In the face of accusations that Beijing is committing genocide against its Muslim ethnic minorities, Chinese diplomats have also been aggressively defending the country’s policies, including on Xinjiang and Hong Kong. They reject criticism by Western governments as an excuse to curb China’s rise.

Many of China’s diplomats have given lengthy presentations about the history of discrimination and abuse of indigenous peoples in countries like the US and Canada, and the heavy death tolls of the Covid-19 pandemic in major developed countries.

The release of Xi’s remarks, to the Communist Party’s top academy nearly seven years ago, was probably intended to show that his views on the issue were long-standing, according to Kerry Brown, director of the Lau China Institute and a Chinese Studies professor at King’s College London.

“The quote is probably being issued now to show that Xi had this view before it became much more vocally expressed, and before events like [former US president Donald] Trump and the political issues in Europe with divisions there,” he said.

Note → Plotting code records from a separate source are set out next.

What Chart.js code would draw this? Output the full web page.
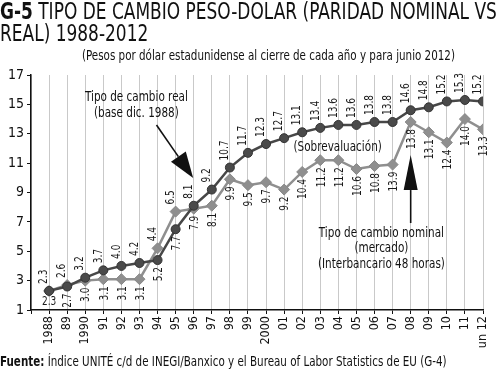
<!DOCTYPE html>
<html>
<head>
<meta charset="utf-8">
<script src="https://cdn.jsdelivr.net/npm/chart.js@4.4.1/dist/chart.umd.min.js"></script>
<style>
  html, body { margin: 0; padding: 0; background: #fff; }
  #wrap { position: relative; width: 500px; height: 369px; overflow: hidden; color: #111;
    font-family: 'Liberation Sans Narrow', 'DejaVu Sans Condensed', 'Roboto Condensed', 'Arial Narrow', sans-serif; }
  #chart { position: absolute; left: 0; top: 0; }
  .t { position: absolute; white-space: nowrap; transform-origin: 0 0; line-height: 1; }
</style>
</head>
<body>
<div id="wrap">
  <canvas id="chart" width="500" height="369"></canvas>
  <div class="t" id="t1" style="left:0;top:-0.5px;font-size:23px"><b>G-5</b> TIPO DE CAMBIO PESO-DOLAR (PARIDAD NOMINAL VS</div>
  <div class="t" id="t2" style="left:0;top:22px;font-size:23px">REAL) 1988-2012</div>
  <div class="t" id="sub" style="left:82px;top:49px;font-size:13.5px">(Pesos por dólar estadunidense al cierre de cada año y para junio 2012)</div>
  <div class="t" id="src" style="left:0;top:354px;font-size:14px"><b>Fuente:</b> Índice UNITÉ c/d de INEGI/Banxico y el Bureau of Labor Statistics de EU (G-4)</div>
</div>
<script>
  const FONT = "'Liberation Sans Narrow', 'DejaVu Sans Condensed', 'Roboto Condensed', 'Arial Narrow', sans-serif";
  const SQUEEZE = 0.8; // the original uses a condensed face

  // data (1988 .. junio 2012)
  const years = ["1988", "89", "1990", "91", "92", "93", "94", "95", "96", "97", "98", "99", "2000",
    "01", "02", "03", "04", "05", "06", "07", "08", "09", "10", "11", "un 12"];
  const realRate = [2.3, 2.6, 3.2, 3.7, 4.0, 4.2, 4.4, 6.5, 8.1, 9.2, 10.7, 11.7, 12.3,
    12.7, 13.1, 13.4, 13.6, 13.6, 13.8, 13.8, 14.6, 14.8, 15.2, 15.3, 15.2];
  const nominalRate = [2.3, 2.7, 3.0, 3.1, 3.1, 3.1, 5.2, 7.7, 7.9, 8.1, 9.9, 9.5, 9.7,
    9.2, 10.4, 11.2, 11.2, 10.6, 10.8, 10.9, 13.8, 13.1, 12.4, 14.0, 13.3];
  // printed labels (the 2007 nominal label reads 13.9 in the source)
  const realLabels = realRate.map(v => v.toFixed(1));
  const nominalLabels = ["2.3", "2.7", "3.0", "3.1", "3.1", "3.1", "5.2", "7.7", "7.9", "8.1", "9.9", "9.5", "9.7",
    "9.2", "10.4", "11.2", "11.2", "10.6", "10.8", "13.9", "13.8", "13.1", "12.4", "14.0", "13.3"];
  const yTicks = [1, 3, 5, 7, 9, 11, 13, 15, 17];

  // squeeze the html titles to the widths of the original
  function fitWidth(el, w) {
    const k = w / el.offsetWidth;
    el.style.transform = `scaleX(${k})`;
    return k;
  }
  const k1 = fitWidth(document.getElementById("t1"), 497);
  document.getElementById("t2").style.transform = `scaleX(${k1})`;
  fitWidth(document.getElementById("sub"), 373);
  fitWidth(document.getElementById("src"), 447);

  function narrowText(ctx, text, x, y, angle) {
    ctx.save();
    ctx.translate(x, y);
    if (angle) ctx.rotate(angle);
    ctx.scale(SQUEEZE, 1);
    ctx.fillText(text, 0, 0);
    ctx.restore();
  }

  function arrow(ctx, x0, y0, x1, y1, len, half) {
    const a = Math.atan2(y1 - y0, x1 - x0);
    const bx = x1 - len * Math.cos(a), by = y1 - len * Math.sin(a);
    ctx.lineWidth = 1.6;
    ctx.beginPath(); ctx.moveTo(x0, y0); ctx.lineTo(bx, by); ctx.stroke();
    ctx.beginPath();
    ctx.moveTo(x1, y1);
    ctx.lineTo(bx + half * Math.sin(a), by - half * Math.cos(a));
    ctx.lineTo(bx - half * Math.sin(a), by + half * Math.cos(a));
    ctx.closePath(); ctx.fill();
  }

  const pointLabels = {
    id: "pointLabels",
    afterDatasetsDraw(chart) {
      const ctx = chart.ctx;
      const real = chart.getDatasetMeta(0).data, nom = chart.getDatasetMeta(1).data;
      const bottomEdge = chart.chartArea.bottom;
      const up = -Math.PI / 2;
      ctx.save();
      ctx.font = "12.5px " + FONT;
      ctx.fillStyle = "#1a1a1a";
      ctx.textBaseline = "middle";
      real.forEach((p, i) => {
        const q = nom[i];
        const top = Math.min(p.y, q.y), bottom = Math.max(p.y, q.y);
        ctx.textAlign = "left";
        narrowText(ctx, realLabels[i], p.x - 5, top - 7, up);
        const w = ctx.measureText(nominalLabels[i]).width * SQUEEZE;
        if (bottom + 7 + w > bottomEdge) {
          ctx.textAlign = "center";
          narrowText(ctx, nominalLabels[i], q.x, bottom + 11);
        } else {
          ctx.textAlign = "right";
          narrowText(ctx, nominalLabels[i], q.x + 1, bottom + 7, up);
        }
      });
      ctx.restore();
    }
  };

  const notes = {
    id: "notes",
    afterDatasetsDraw(chart) {
      const { ctx, scales: { x, y } } = chart;
      const X = v => x.getPixelForValue(v), Y = v => y.getPixelForValue(v);
      ctx.save();
      ctx.font = "14.5px " + FONT;
      ctx.fillStyle = "#111";
      ctx.strokeStyle = "#111";
      ctx.textAlign = "center";
      ctx.textBaseline = "middle";
      narrowText(ctx, "Tipo de cambio real", X(4.83), Y(15.5));
      narrowText(ctx, "(base dic. 1988)", X(4.83), Y(14.4));
      narrowText(ctx, "(Sobrevaluación)", X(15.96), Y(12.1));
      narrowText(ctx, "Tipo de cambio nominal", X(18.38), Y(6.24));
      narrowText(ctx, "(mercado)", X(18.38), Y(5.22));
      narrowText(ctx, "(Interbancario 48 horas)", X(18.38), Y(4.13));
      arrow(ctx, X(5.94), Y(13.6), X(7.97), Y(9.99), 26, 9);
      arrow(ctx, X(20), Y(6.92), X(20), Y(11.55), 35, 7);
      ctx.restore();
    }
  };

  new Chart(document.getElementById("chart"), {
    type: "line",
    data: {
      datasets: [
        {
          label: "Tipo de cambio real",
          data: realRate.map((v, i) => ({ x: i, y: v })),
          borderColor: "#474747",
          backgroundColor: "#4a4a4a",
          borderWidth: 2.5,
          pointStyle: "circle",
          pointRadius: 4.5,
          pointBorderColor: "#333",
          pointBorderWidth: 1
        },
        {
          label: "Tipo de cambio nominal",
          data: nominalRate.map((v, i) => ({ x: i, y: v })),
          borderColor: "#8f8f8f",
          backgroundColor: "#8f8f8f",
          borderWidth: 2.5,
          pointStyle: "rectRot",
          pointRadius: 5.5,
          pointBorderColor: "#888",
          pointBorderWidth: 1
        }
      ]
    },
    options: {
      responsive: false,
      animation: false,
      layout: { padding: { top: 75, right: 15, bottom: 14, left: 0 } },
      plugins: { legend: { display: false }, tooltip: { enabled: false } },
      scales: {
        x: {
          type: "linear",
          min: -1,
          max: 24,
          afterFit: s => { s.height = 45; },
          ticks: {
            stepSize: 1,
            autoSkip: false,
            minRotation: 90,
            maxRotation: 90,
            padding: 2,
            color: "#111",
            font: { family: FONT, size: 12.5 },
            callback: v => years[v] || ""
          },
          grid: { color: "#c9c9c9", lineWidth: 1, tickColor: "#111", tickLength: 4 },
          border: { color: "#111", width: 1.5 }
        },
        y: {
          min: 1,
          max: 17,
          afterFit: s => { s.width = 31; },
          afterBuildTicks: s => { s.ticks = yTicks.map(v => ({ value: v })); },
          ticks: { padding: 3, color: "#111", font: { family: FONT, size: 14 } },
          grid: { drawOnChartArea: false, tickColor: "#111", tickLength: 4 },
          border: { color: "#111", width: 1.5 }
        }
      }
    },
    plugins: [pointLabels, notes]
  });
</script>
</body>
</html>
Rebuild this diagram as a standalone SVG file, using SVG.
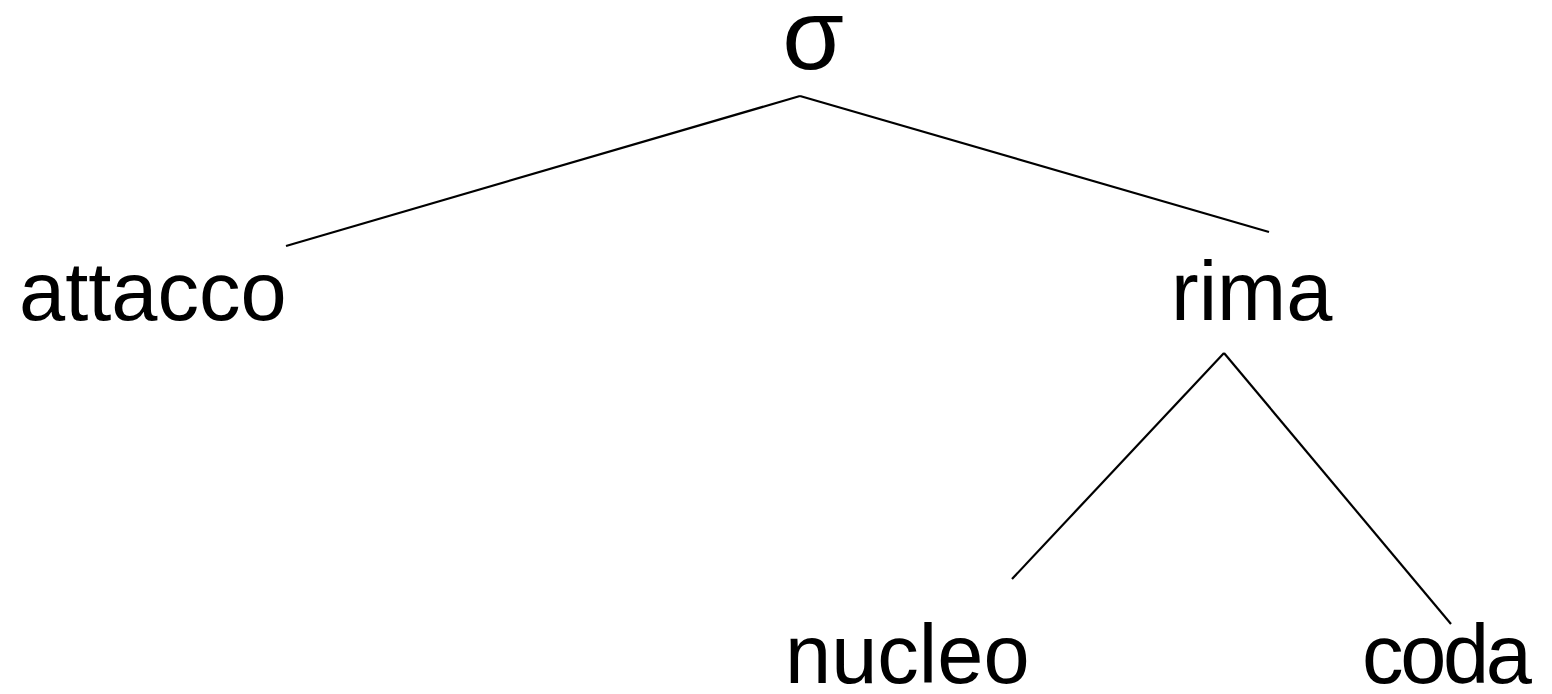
<svg xmlns="http://www.w3.org/2000/svg" width="1552" height="694" viewBox="0 0 1552 694">
<style>
text{font-family:"Liberation Sans",Arial,sans-serif;font-size:83px;fill:#000}
.e{stroke:#000;stroke-width:2.2;fill:none}
</style>
<rect width="1552" height="694" fill="#fff"/>
<g id="connectors">
<line class="e" x1="800" y1="96" x2="286" y2="246"/>
<line class="e" x1="800" y1="96" x2="1269" y2="232"/>
<line class="e" x1="1224" y1="353" x2="1012" y2="579"/>
<line class="e" x1="1224" y1="353" x2="1451" y2="624"/>
</g>
<g id="sigma"><text x="813" y="69" text-anchor="middle" style="font-size:100px">σ</text></g>
<g id="attacco"><text x="19" y="320">attacco</text></g>
<g id="rima"><text x="1171" y="320">rima</text></g>
<g id="nucleo"><text x="785" y="683">nucleo</text></g>
<g id="coda"><text x="1362" y="683" textLength="170">coda</text></g>
</svg>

“China’s lack of trust and respect for the West and its values systems has been growing since the great financial crisis of 2008, and the political divisions and general decline of Western confidence has only deepened this.”

Brown said Xi’s remarks suggested there was no sense of inferiority among the party leadership over the human rights concepts of Western countries.

And he added that, with Beijing’s deep conviction that all such criticisms from the West were political tools, it was becoming more difficult for Western countries to prove their values.

“[The West] has to prove these [values] in the way it behaves and how it develops going forward. That, and that alone, will make China rethink the current position it has,” Brown said.

Richard McGregor, a senior fellow for East Asia at the Lowy Institute in Sydney, agreed. “Mr Xi’s quote is an eloquent summation of Beijing’s foundational position on human rights – namely that the West has nothing to teach China on the topic and any criticism requires a political response in reply,” he said.

“That applies in Hong Kong, just as it does in Xinjiang and elsewhere.”